As I write this, the question I keep asking myself is - what care and support do I need to stay alive? What care and support do the people I love need in order to stay alive? What medications keep me and my community healthy and functioning? What medical support help me and my community live with cancer, chronic injury and disease, infection? What if all of this was taken away? And in the midst of that deprivation, my community was also under constant genocidal attack? Beyond the absolute horrors of genocide that result in grave and life threatening injury, most people in Gaza do not have access to any of the health care they need to survive. Menstruating people do not have access to period care. Cancer patients are not receiving treatment. Kidney patients don’t have access to dialysis. Sepsis and heart attacks are an increasingly common. Nursing parents suffering from malnutrition do not have access to baby formula. And people who are injured or ill but marked “stable” are dying a slow death, as they do not have access to the care and materials they need to stay alive.
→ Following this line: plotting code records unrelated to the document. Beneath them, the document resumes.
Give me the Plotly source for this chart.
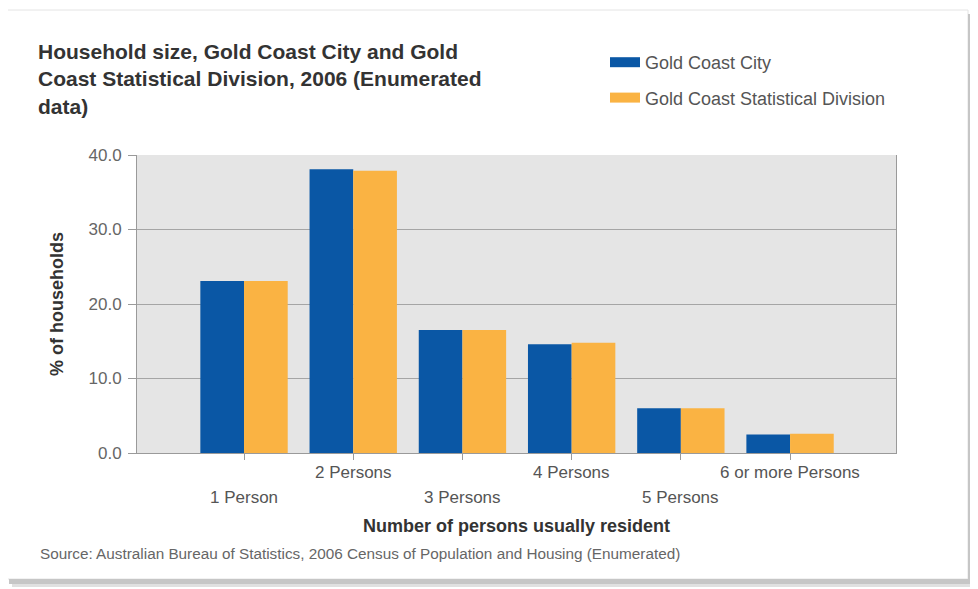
import plotly.graph_objects as go

# ---------------- data ----------------
categories = ["1 Person", "2 Persons", "3 Persons", "4 Persons", "5 Persons", "6 or more Persons"]
gold_coast_city = [23.1, 38.1, 16.5, 14.6, 6.0, 2.5]
gold_coast_sd = [23.1, 37.9, 16.5, 14.8, 6.0, 2.6]
series_names = ["Gold Coast City", "Gold Coast Statistical Division"]
y_tick_values = [0, 10, 20, 30, 40]
y_tick_labels = ["0.0", "10.0", "20.0", "30.0", "40.0"]

title_text = ("Household size, Gold Coast City and Gold<br>"
              "Coast Statistical Division, 2006 (Enumerated<br>data)")
x_title = "Number of persons usually resident"
y_title = "% of households"
source_text = "Source: Australian Bureau of Statistics, 2006 Census of Population and Housing (Enumerated)"

# ---------------- style ----------------
OFF = 8                     # page body margin
W, H = 978 - OFF, 589 - OFF
PL, PR, PT, PB = 137, 896, 155, 453   # plot area in reference pixels
BLUE = "#0a57a5"
ORANGE = "#fab343"
FONT = "Liberation Sans, Arial, sans-serif"


def px_x(px):
    return (px - PL) / (PR - PL)


def px_y(py):
    return (PB - py) / (PB - PT)


fig = go.Figure()
fig.add_trace(go.Bar(x=categories, y=gold_coast_city, name=series_names[0],
                     marker=dict(color=BLUE, line=dict(width=0)), showlegend=False))
fig.add_trace(go.Bar(x=categories, y=gold_coast_sd, name=series_names[1],
                     marker=dict(color=ORANGE, line=dict(width=0)), showlegend=False))

# legend keys (wide swatches)
for nm, col in zip(series_names, [BLUE, ORANGE]):
    fig.add_trace(go.Scatter(x=[None], y=[None], mode="lines", name=nm,
                             legendgroup=nm, line=dict(color=col, width=14),
                             hoverinfo="skip"))

annotations = []
for i, cat in enumerate(categories):
    annotations.append(dict(x=cat, xref="x", y=0, yref="paper", yanchor="top",
                            xanchor="center", yshift=(-8 if i % 2 else -33),
                            text=cat, showarrow=False,
                            font=dict(size=17, color="#555555", family=FONT)))
annotations.append(dict(x=px_x(38), xref="paper", xanchor="left",
                        y=px_y(553), yref="paper", yanchor="middle",
                        text=source_text, showarrow=False,
                        font=dict(size=15.3, color="#666666", family=FONT)))

shapes = [
    # card border
    dict(type="rect", xref="paper", yref="paper", x0=px_x(5), x1=px_x(968),
         y0=px_y(579), y1=px_y(10), line=dict(color="#e4e4e4", width=1),
         fillcolor="rgba(0,0,0,0)", layer="below"),
    # shadow right
    dict(type="rect", xref="paper", yref="paper", x0=px_x(968), x1=px_x(973),
         y0=px_y(584), y1=px_y(14), line=dict(width=0), fillcolor="#c6c6c6", layer="below"),
    dict(type="rect", xref="paper", yref="paper", x0=px_x(973), x1=px_x(977),
         y0=px_y(587), y1=px_y(17), line=dict(width=0), fillcolor="#e0e0e0", layer="below"),
    # shadow bottom
    dict(type="rect", xref="paper", yref="paper", x0=px_x(9), x1=px_x(973),
         y0=px_y(584), y1=px_y(579), line=dict(width=0), fillcolor="#c6c6c6", layer="below"),
    dict(type="rect", xref="paper", yref="paper", x0=px_x(12), x1=px_x(977),
         y0=px_y(587), y1=px_y(584), line=dict(width=0), fillcolor="#e0e0e0", layer="below"),
]

fig.update_layout(
    width=W, height=H,
    margin=dict(l=PL - OFF, r=W - (PR - OFF), t=PT - OFF, b=H - (PB - OFF), autoexpand=False),
    paper_bgcolor="white", plot_bgcolor="#e5e5e5",
    font=dict(family=FONT, color="#555555"),
    barmode="group", bargap=0.2, bargroupgap=0,
    title=dict(text="<b>" + title_text + "</b>", xref="container", x=(38 - OFF) / W, xanchor="left",
               yref="container", y=1 - 51 / H, yanchor="top",
               font=dict(size=21, color="#333333", family=FONT)),
    legend=dict(x=px_x(605), y=px_y(44), xanchor="left", yanchor="top",
                font=dict(size=18, color="#555555", family=FONT),
                traceorder="grouped", tracegroupgap=9, itemwidth=30,
                bgcolor="rgba(0,0,0,0)"),
    xaxis=dict(type="category", range=[-0.98, 5.97], showticklabels=False,
               ticks="outside", ticklen=6, tickcolor="#9a9a9a",
               showline=True, linecolor="#9a9a9a", linewidth=1, showgrid=False,
               zeroline=False,
               title=dict(text="<b>" + x_title + "</b>", standoff=60,
                          font=dict(size=18, color="#333333", family=FONT))),
    yaxis=dict(range=[0, 40], tickvals=y_tick_values, ticktext=y_tick_labels,
               ticks="outside", ticklen=8, tickcolor="#9a9a9a", ticklabelstandoff=3,
               tickfont=dict(size=17, color="#666666", family=FONT),
               showline=True, mirror=True, linecolor="#9a9a9a", linewidth=1,
               gridcolor="#a5a5a5", gridwidth=1, zeroline=False,
               title=dict(text="<b>" + y_title + "</b>", standoff=20,
                          font=dict(size=18, color="#333333", family=FONT))),
    annotations=annotations,
    shapes=shapes,
)

fig.write_html("out.html")
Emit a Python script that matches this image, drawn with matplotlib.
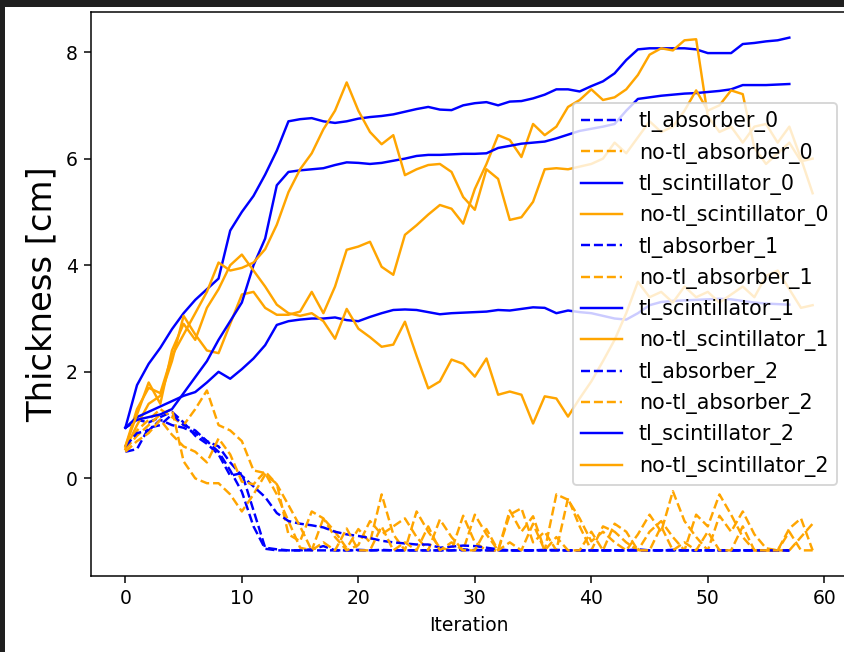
import matplotlib
matplotlib.use("Agg")
import matplotlib.pyplot as plt
from matplotlib.patches import Rectangle

# iterations
it_tl = list(range(58))
it_notl = list(range(60))

# absorber thickness (dashed)
tl_absorber = [
    [0.95, 1.1, 1.05, 1.15, 1.25, 1.05, 0.8, 0.65, 0.45, 0.05, 0.1, -0.6, -1.3, -1.33, -1.35,
     -1.35, -1.33, -1.27, -1.35, -1.35, -1.35, -1.35, -1.34, -1.35, -1.35, -1.35, -1.35, -1.35, -1.35, -1.35,
     -1.34, -1.35, -1.35, -1.35, -1.35, -1.35, -1.35, -1.34, -1.35, -1.35, -1.35, -1.35, -1.35, -1.35, -1.35,
     -1.35, -1.35, -1.34, -1.35, -1.35, -1.35, -1.35, -1.35, -1.35, -1.35, -1.35, -1.35, -1.35],
    [0.5, 0.55, 0.95, 1.0, 1.2, 1.0, 0.9, 0.7, 0.5, 0.15, -0.25, -0.9, -1.32, -1.35, -1.35,
     -1.35, -1.35, -1.35, -1.35, -1.35, -1.34, -1.35, -1.35, -1.35, -1.35, -1.35, -1.35, -1.35, -1.35, -1.33,
     -1.35, -1.35, -1.35, -1.35, -1.35, -1.35, -1.34, -1.35, -1.35, -1.35, -1.35, -1.35, -1.35, -1.35, -1.33,
     -1.35, -1.35, -1.35, -1.35, -1.35, -1.35, -1.35, -1.35, -1.35, -1.35, -1.35, -1.35, -1.35],
    [0.6, 0.85, 0.9, 1.1, 1.0, 0.95, 0.85, 0.7, 0.6, 0.3, 0.05, -0.15, -0.35, -0.65, -0.8,
     -0.85, -0.88, -0.92, -1.0, -1.05, -1.08, -1.12, -1.17, -1.2, -1.22, -1.24, -1.24, -1.3, -1.28, -1.26,
     -1.27, -1.3, -1.33, -1.35, -1.35, -1.35, -1.35, -1.35, -1.35, -1.35, -1.35, -1.35, -1.35, -1.35, -1.35,
     -1.35, -1.35, -1.35, -1.35, -1.35, -1.35, -1.35, -1.35, -1.35, -1.35, -1.35, -1.35, -1.35],
]
notl_absorber = [
    [0.6, 0.9, 1.1, 1.3, 1.15, 1.0, 1.3, 1.65, 1.0, 0.9, 0.7, 0.15, 0.1, -0.3, -0.8,
     -1.3, -1.35, -0.75, -1.0, -1.31, -0.95, -1.2, -0.3, -1.05, -1.35, -0.62, -1.0, -1.3, -1.35, -0.7,
     -1.2, -1.35, -1.35, -0.6, -1.0, -0.71, -1.35, -0.3, -0.4, -0.75, -1.18, -1.0, -1.2, -1.35, -1.05,
     -0.68, -1.0, -0.24, -0.8, -1.1, -1.35, -0.7, -1.0, -0.62, -1.05, -1.31, -1.35, -0.94, -0.75, -1.35],
    [0.55, 0.8, 1.0, 1.2, 1.3, 0.32, 0.0, -0.09, -0.09, -0.3, -0.62, -0.3, 0.07, -0.1, -1.05,
     -1.18, -0.62, -0.75, -1.1, -1.35, -1.25, -0.8, -1.05, -0.9, -0.75, -1.1, -1.35, -0.77, -1.1, -1.35,
     -0.68, -1.05, -1.35, -0.68, -0.56, -1.2, -1.0, -1.35, -0.37, -0.9, -1.35, -0.9, -1.0, -1.2, -1.35,
     -1.0, -0.8, -1.1, -1.35, -0.68, -0.9, -0.3, -0.68, -1.1, -1.35, -1.35, -1.35, -1.35, -1.1, -0.85],
    [0.5, 0.7, 0.85, 1.1, 0.82, 0.6, 0.5, 0.3, 0.75, 0.45, -0.06, -0.11, 0.13, -0.11, -0.5,
     -0.9, -1.35, -1.2, -1.35, -0.94, -1.35, -1.35, -0.9, -1.35, -1.2, -1.35, -0.9, -1.35, -1.2, -1.35,
     -1.35, -0.95, -1.35, -1.2, -1.35, -0.85, -1.35, -1.1, -1.35, -1.35, -1.0, -1.35, -0.85, -1.0, -1.35,
     -1.35, -0.9, -1.35, -1.2, -1.35, -1.0, -1.35, -1.35, -0.9, -1.35, -1.35, -1.35, -1.0, -1.35, -1.35],
]

# scintillator thickness (solid)
tl_scintillator = [
    [0.95, 1.75, 2.15, 2.45, 2.8, 3.1, 3.35, 3.55, 3.75, 4.65, 5.0, 5.3, 5.7, 6.15, 6.7,
     6.74, 6.76, 6.7, 6.67, 6.7, 6.75, 6.78, 6.8, 6.83, 6.88, 6.93, 6.97, 6.92, 6.91, 7.0,
     7.04, 7.06, 7.0, 7.07, 7.08, 7.13, 7.2, 7.3, 7.3, 7.26, 7.36, 7.45, 7.6, 7.85, 8.05,
     8.07, 8.07, 8.07, 8.07, 8.05, 7.98, 7.98, 7.98, 8.15, 8.17, 8.2, 8.22, 8.27],
    [0.95, 1.1, 1.15, 1.2, 1.3, 1.6, 1.9, 2.2, 2.6, 2.95, 3.3, 4.0, 4.5, 5.5, 5.75,
     5.78, 5.8, 5.82, 5.88, 5.93, 5.92, 5.9, 5.92, 5.96, 6.0, 6.05, 6.07, 6.07, 6.08, 6.09,
     6.09, 6.1, 6.2, 6.24, 6.28, 6.3, 6.32, 6.38, 6.45, 6.52, 6.56, 6.6, 6.65, 6.9, 7.12,
     7.15, 7.18, 7.2, 7.22, 7.23, 7.25, 7.27, 7.3, 7.38, 7.38, 7.38, 7.39, 7.4],
    [0.95, 1.15, 1.25, 1.35, 1.45, 1.55, 1.62, 1.8, 2.0, 1.87, 2.05, 2.25, 2.5, 2.88, 2.95,
     2.98, 3.0, 3.0, 3.02, 2.97, 2.95, 3.03, 3.1, 3.16, 3.17, 3.16, 3.12, 3.08, 3.1, 3.11,
     3.12, 3.13, 3.16, 3.15, 3.18, 3.21, 3.2, 3.1, 3.15, 3.12, 3.1, 3.05, 3.0, 2.98, 3.1,
     3.25, 3.31, 3.33, 3.34, 3.35, 3.36, 3.37, 3.36, 3.33, 3.3, 3.28, 3.27, 3.26],
]
notl_scintillator = [
    [0.55, 1.0, 1.4, 1.55, 2.2, 3.05, 2.7, 2.4, 2.35, 2.9, 3.45, 3.5, 3.2, 3.07, 3.07,
     3.13, 3.5, 3.1, 3.6, 4.29, 4.35, 4.44, 3.97, 3.82, 4.57, 4.75, 4.95, 5.13, 5.06, 4.78,
     5.43, 5.9, 6.44, 6.35, 6.03, 6.65, 6.44, 6.6, 6.97, 7.1, 7.3, 7.1, 7.15, 7.3, 7.57,
     7.95, 8.07, 8.03, 8.22, 8.24, 6.8, 6.5, 6.6, 6.3, 6.6, 6.65, 6.3, 6.6, 6.0, 5.35],
    [0.6, 1.3, 1.7, 1.6, 2.3, 2.7, 3.1, 3.5, 4.05, 3.9, 3.95, 4.05, 4.3, 4.76, 5.37,
     5.8, 6.1, 6.55, 6.9, 7.43, 6.9, 6.5, 6.27, 6.44, 5.69, 5.8, 5.88, 5.9, 5.75, 5.28,
     5.04, 5.8, 5.62, 4.85, 4.9, 5.19, 5.8, 5.82, 5.8, 5.85, 5.9, 6.0, 6.3, 6.1, 6.4,
     6.7, 6.5, 6.6, 6.9, 7.28, 6.9, 7.0, 7.28, 7.21, 6.2, 5.9, 6.1, 6.3, 5.95, 6.0],
    [0.6, 1.2, 1.8, 1.4, 2.4, 2.9, 2.6, 3.2, 3.55, 4.0, 4.2, 3.9, 3.6, 3.26, 3.1,
     3.05, 3.1, 2.95, 2.62, 3.18, 2.81, 2.65, 2.47, 2.51, 2.94, 2.3, 1.69, 1.82, 2.23, 2.15,
     1.91, 2.25, 1.57, 1.63, 1.57, 1.03, 1.54, 1.5, 1.16, 1.5, 1.82, 2.2, 2.6, 3.1, 3.69,
     3.4, 3.5, 3.3, 3.6, 3.4, 3.5, 3.3, 3.45, 3.6, 3.4, 3.8, 3.9, 3.55, 3.2, 3.25],
]

dpi = 135
fig = plt.figure(figsize=(844 / dpi, 652 / dpi), dpi=dpi)
# dark screenshot border around the white output cell
fig.patch.set_facecolor('#1f1f1f')
fig.patches.append(Rectangle((5 / 844, 0), 1, (652 - 7) / 652, transform=fig.transFigure,
                             facecolor='white', edgecolor='none', zorder=-1))

ax = fig.add_axes([91 / 844, 1 - 576 / 652, (847 - 91) / 844, (576 - 12) / 652])

lw = 1.3
for i in range(3):
    ax.plot(it_tl, tl_absorber[i], '--', color='blue', lw=lw, label='tl_absorber_%d' % i)
    ax.plot(it_notl, notl_absorber[i], '--', color='orange', lw=lw, label='no-tl_absorber_%d' % i)
    ax.plot(it_tl, tl_scintillator[i], '-', color='blue', lw=lw, label='tl_scintillator_%d' % i)
    ax.plot(it_notl, notl_scintillator[i], '-', color='orange', lw=lw, label='no-tl_scintillator_%d' % i)

ax.set_xlabel('Iteration')
ax.set_ylabel('Thickness [cm]', fontsize=18)
ax.legend(loc='center right', fontsize=11)

plt.savefig('out.png', dpi=dpi, facecolor=fig.get_facecolor())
The Sameer Project is doing a lot of work in the face of this overwhelming horror - they are involved with initiatives that help with wound care programs and help get doctors into circulation at tent encampments, as well as regular medical programs that are necessary for everyday life beyond immediate crisis. I’ll be sharing their stories and the stories they have been collecting here. Again, they will be hard to read. Please read them and circulate them. We cannot look away.
Thank you so much for sharing your friend's post here!
PS This is EXACTLY what Sivvie would have done.